Yes. By the 2009 GI registration (No. 64), a Banarasi saree is woven in Varanasi or one of five surrounding districts of eastern Uttar Pradesh: Chandauli, Bhadohi, Jaunpur, Mirzapur, and Azamgarh. Sarees made outside this scope, even using similar techniques, cannot accurately be sold as Banarasi.

What type of silk is used in Banarasi sarees?

Several silk varieties are used. Katan, twisted from pure unbroken silk filaments, is the most prized and is what 'pure silk Banarasi' usually refers to. Organza Banarasi (also called Kora) has a sheer crisp finish. Georgette Banarasi is softer and lighter. Tissue Banarasi has a metallic sheen from zari woven into the body. Shattir is the lightest grade. Banarasi also covers cotton and blended weaves. The technique is what makes a saree Banarasi; silk is not the only legitimate fabric.

Why is Banarasi silk so expensive?

Three reasons. The silk yarn: Katan is twisted from continuous, unbroken silk filaments and costs significantly more than blended yarn. The zari: real zari uses gold or silver coating (2-gram, 3-gram, or 5-gram per kilogram of thread); the gold content alone moves the price. The labour: a Kadhua Banarasi is woven on a handloom by a single karigar over several weeks, sometimes over a month for an intricate bridal piece. A genuinely handwoven Katan-silk Banarasi with 3-gram-or-more zari is the convergence of all three costs.

How can I tell if my Banarasi is pure silk and handloom?

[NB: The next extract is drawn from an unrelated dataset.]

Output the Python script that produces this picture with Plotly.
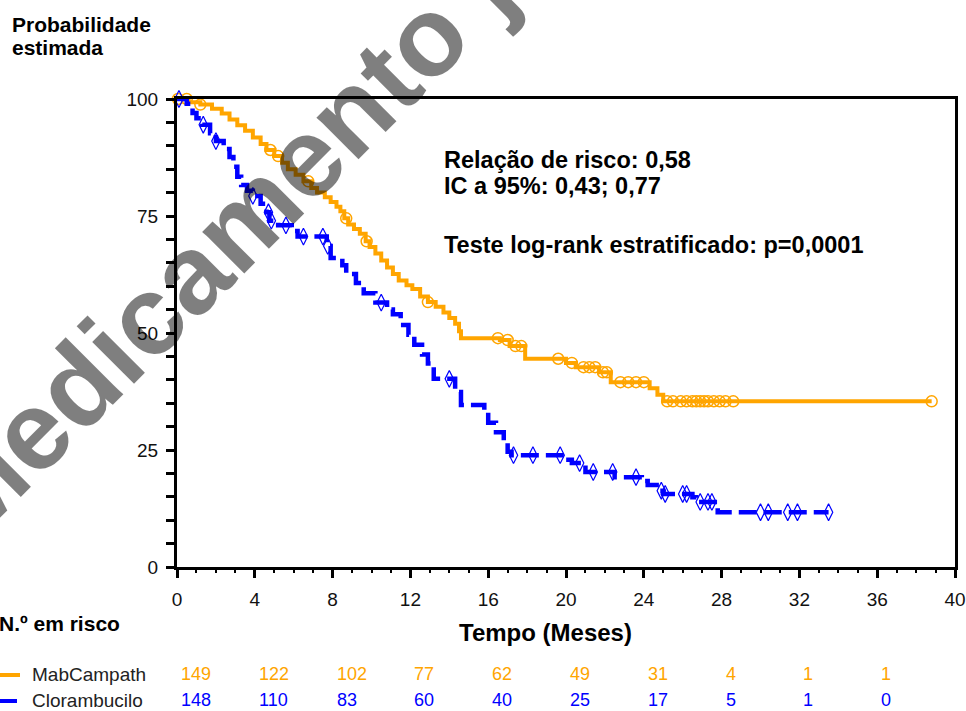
import plotly.graph_objects as go

# ---------------- data ----------------
mab_time = [0, 0.6, 1.2, 1.8, 2.3, 2.7, 3.1, 3.5, 3.9, 4.3, 4.6, 5.0, 5.4, 5.7, 6.1, 6.5, 6.9,
            7.2, 7.6, 7.9, 8.2, 8.4, 8.6, 8.8, 9.1, 9.4, 9.7, 9.9, 10.2, 10.5, 10.8, 11.1, 11.4,
            11.8, 12.1, 12.5, 12.9, 13.3, 13.7, 14.0, 14.3, 14.5, 14.6, 16.6, 17.1, 17.9, 20.0,
            20.5, 21.7, 22.3, 24.3, 24.7, 25.0, 38.8]
mab_surv = [100, 99.3, 98.8, 97.9, 96.9, 95.6, 94.4, 93.2, 91.8, 90.4, 89.1, 87.8, 86.4, 85.0,
            83.8, 82.4, 81.0, 80.0, 79.0, 78.0, 77.0, 76.0, 74.5, 73.2, 72.2, 71.2, 69.6, 68.4,
            67.0, 65.5, 64.0, 62.6, 61.2, 60.2, 59.4, 57.8, 56.6, 55.6, 54.4, 53.2, 52.0, 50.4,
            48.9, 48.5, 47.2, 44.5, 43.6, 42.7, 41.6, 39.5, 38.2, 36.8, 35.4, 35.4]

mab_cens_t = [0.05, 0.5, 1.2, 4.8, 5.2, 6.75, 8.7, 9.75, 12.9, 16.5, 17.0, 17.4, 17.7, 19.6,
              20.3, 20.9, 21.2, 21.5, 21.9, 22.1, 22.8, 23.2, 23.6, 24.0, 25.2, 25.5, 25.9,
              26.2, 26.5, 26.7, 26.9, 27.1, 27.3, 27.6, 27.9, 28.2, 28.6, 38.8]
mab_cens_s = [100, 100, 98.8, 89.1, 87.8, 82.4, 74.5, 69.6, 56.6, 48.9, 48.5, 47.2, 47.2, 44.5,
              43.6, 42.7, 42.7, 42.7, 41.6, 41.6, 39.5, 39.5, 39.5, 39.5, 35.4, 35.4, 35.4,
              35.4, 35.4, 35.4, 35.4, 35.4, 35.4, 35.4, 35.4, 35.4, 35.4, 35.4]

clb_time = [0, 0.5, 0.8, 1.0, 1.3, 1.7, 2.0, 2.4, 2.7, 2.9, 3.1, 3.3, 3.6, 3.9, 4.3, 4.6, 4.75,
            5.2, 5.9, 6.2, 7.7, 7.9, 8.5, 8.7, 9.2, 9.6, 10.2, 10.8, 11.1, 11.5, 11.9, 12.2,
            12.6, 12.9, 13.2, 14.3, 14.6, 15.8, 16.0, 16.4, 16.8, 17.0, 17.2, 19.9, 20.3, 21.0,
            22.5, 23.9, 24.2, 24.8, 25.0, 26.5, 26.7, 27.8, 33.5]
clb_surv = [100, 99.0, 97.0, 95.9, 94.5, 92.7, 91.0, 89.3, 87.6, 85.5, 83.4, 81.6, 80.4, 79.3,
            77.6, 75.8, 74.0, 73.0, 71.8, 70.6, 68.6, 66.0, 64.5, 62.6, 60.7, 58.5, 56.5, 55.0,
            54.0, 51.7, 49.6, 47.5, 45.4, 43.5, 40.2, 37.4, 34.6, 33.0, 30.8, 28.8, 26.8, 24.6,
            23.9, 22.9, 22.2, 20.3, 19.2, 18.4, 17.5, 16.3, 15.6, 14.9, 13.9, 11.7, 11.7]

clb_cens_t = [0.1, 1.35, 2.0, 3.9, 4.7, 4.85, 5.6, 6.5, 7.5, 7.75, 10.5, 14.0, 17.3, 18.3, 19.7,
              20.7, 21.4, 22.4, 23.6, 24.9, 25.1, 26.0, 26.2, 26.9, 27.3, 27.5, 30.0, 30.4,
              31.4, 31.9, 33.5]
clb_cens_s = [100, 94.5, 91.0, 79.3, 75.8, 74.0, 73.0, 70.6, 70.6, 68.6, 56.5, 40.2, 23.9, 23.9,
              23.9, 22.2, 20.3, 20.3, 19.2, 16.3, 15.6, 15.6, 15.6, 13.9, 13.9, 13.9, 11.7, 11.7,
              11.7, 11.7, 11.7]

risk_times = [0, 4, 8, 12, 16, 20, 24, 28, 32, 36]
mab_risk = [149, 122, 102, 77, 62, 49, 31, 4, 1, 1]
clb_risk = [148, 110, 83, 60, 40, 25, 17, 5, 1, 0]

x_ticks = [0, 4, 8, 12, 16, 20, 24, 28, 32, 36, 40]
y_ticks = [0, 25, 50, 75, 100]

ORANGE = "#FFA500"
BLUE = "#0000FF"
FONT = "Liberation Sans, Arial, sans-serif"

# ---------------- layout geometry ----------------
W, H = 966, 711
L, R, T, B = 177, 955, 99, 567


def px(x):
    return (x - L) / (R - L)


def py(y):
    return (B - y) / (B - T)


fig = go.Figure()

fig.add_trace(go.Scatter(x=mab_time, y=mab_surv, mode="lines", line_shape="hv",
                         line=dict(color=ORANGE, width=4), showlegend=False, cliponaxis=False))
fig.add_trace(go.Scatter(x=mab_cens_t, y=mab_cens_s, mode="markers",
                         marker=dict(symbol="circle-open", size=11, color=ORANGE,
                                     line=dict(width=1.5, color=ORANGE)),
                         showlegend=False, cliponaxis=False))
fig.add_trace(go.Scatter(x=clb_time, y=clb_surv, mode="lines", line_shape="hv",
                         line=dict(color=BLUE, width=4.5, dash="18px,7px"),
                         showlegend=False, cliponaxis=False))
fig.add_trace(go.Scatter(x=clb_cens_t, y=clb_cens_s, mode="markers",
                         marker=dict(symbol="diamond-tall-open", size=12, color=BLUE,
                                     line=dict(width=1.2, color=BLUE)),
                         showlegend=False, cliponaxis=False))

ann = []


def txt(text, x, y, size, bold=False, color="#000", xanchor="left", **kw):
    t = f"<b>{text}</b>" if bold else text
    ann.append(dict(text=t, x=px(x), y=py(y), xref="paper", yref="paper", showarrow=False,
                    xanchor=xanchor, yanchor="middle",
                    font=dict(family=FONT, size=size, color=color), **kw))


txt("Probabilidade", 10, 25, 21, bold=True)
txt("estimada", 10, 48, 21, bold=True)
txt("Relação de risco: 0,58", 442, 160, 23.5, bold=True)
txt("IC a 95%: 0,43; 0,77", 442, 186, 23.5, bold=True)
txt("Teste log-rank estratificado: p=0,0001", 442, 245, 23.5, bold=True)
txt("Tempo (Meses)", 545, 632, 24, bold=True, xanchor="center")
txt("N.º em risco", -3, 623, 21, bold=True)
txt("MabCampath", 30, 674, 19, color="#222")
txt("Clorambucilo", 30, 700, 19, color="#222")

for t, v in zip(risk_times, mab_risk):
    ann.append(dict(text=str(v), x=t, y=py(674), xref="x", yref="paper", showarrow=False,
                    xanchor="left", yanchor="middle", xshift=2,
                    font=dict(family=FONT, size=18, color=ORANGE)))
for t, v in zip(risk_times, clb_risk):
    ann.append(dict(text=str(v), x=t, y=py(700), xref="x", yref="paper", showarrow=False,
                    xanchor="left", yanchor="middle", xshift=2,
                    font=dict(family=FONT, size=18, color=BLUE)))

# watermark
ann.append(dict(text="<b>Medicamento já não autorizado</b>", x=px(533), y=py(-69),
                xref="paper", yref="paper", showarrow=False, xanchor="center",
                yanchor="middle", textangle=-45,
                font=dict(family=FONT, size=112, color="rgba(0,0,0,0.5)")))

shapes = [
    dict(type="line", xref="paper", yref="paper", x0=px(0), x1=px(20), y0=py(675), y1=py(675),
         line=dict(color=ORANGE, width=4)),
    dict(type="line", xref="paper", yref="paper", x0=px(0), x1=px(17), y0=py(701), y1=py(701),
         line=dict(color=BLUE, width=4)),
]

fig.update_layout(
    width=W, height=H,
    margin=dict(l=L, r=W - R, t=T, b=H - B, pad=0, autoexpand=False),
    paper_bgcolor="white", plot_bgcolor="white",
    annotations=ann, shapes=shapes,
    xaxis=dict(range=[0, 40], tickvals=x_ticks, ticks="outside", ticklen=8, tickwidth=3,
               tickcolor="black", showline=True, linewidth=3, linecolor="black", mirror=True,
               showgrid=False, zeroline=False, ticklabelstandoff=5, automargin=False,
               tickfont=dict(family=FONT, size=19, color="#111"),
               minor=dict(dtick=1, ticks="outside", ticklen=3, tickwidth=2, tickcolor="black")),
    yaxis=dict(range=[0, 100], tickvals=y_ticks, ticks="outside", ticklen=8, tickwidth=3,
               tickcolor="black", showline=True, linewidth=3, linecolor="black", mirror=True,
               showgrid=False, zeroline=False, ticklabelstandoff=4, automargin=False,
               tickfont=dict(family=FONT, size=19, color="#111"),
               minor=dict(dtick=5, ticks="outside", ticklen=8, tickwidth=3, tickcolor="black")),
)

fig.write_html("out.html", config={"displayModeBar": False},
               post_script="document.body.style.margin='0';document.body.style.overflow='hidden';")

Hold the saree to the light and look at the reverse side. Handloom weaving leaves visible floats and slight irregularities. Powerloom is uniform to a fault. Look for pin marks on the selvedge where the yarn was tied to the loom; these are absent on powerloom. Rub the zari gently between fingers. Real zari maintains its golden shine. Imitation rubs off and reads dull. For formal verification, look for the Silk Mark label (often QR-coded) and the GI tag for Banarasi. For the full visual walk-through with photographs, see our authenticity walk-through.

Note: Craft-authenticity markers can vary slightly between weaver clusters, even within the same tradition. When in doubt, ask the seller for the weaver's name, region of origin, and material composition. A seller unwilling to share this usually isn't selling what they claim.

The next time you see a banarasi saree on a search page, you will read it differently. The name will not be a vibe; it will be a checklist. Where was it woven. What weave is it. What grade of zari. What is the silk content. What does the reverse side show.

A real Banarasi is heavier, slower, and louder about its provenance than its imitations. The cooperative behind it is named. The Silk Mark and the GI registry can be checked. The seller can answer questions about the karigar's region without flinching. None of that costs the buyer extra. It is the floor of the conversation.

When the wedding card finally goes out, you will know what to ask before you pay.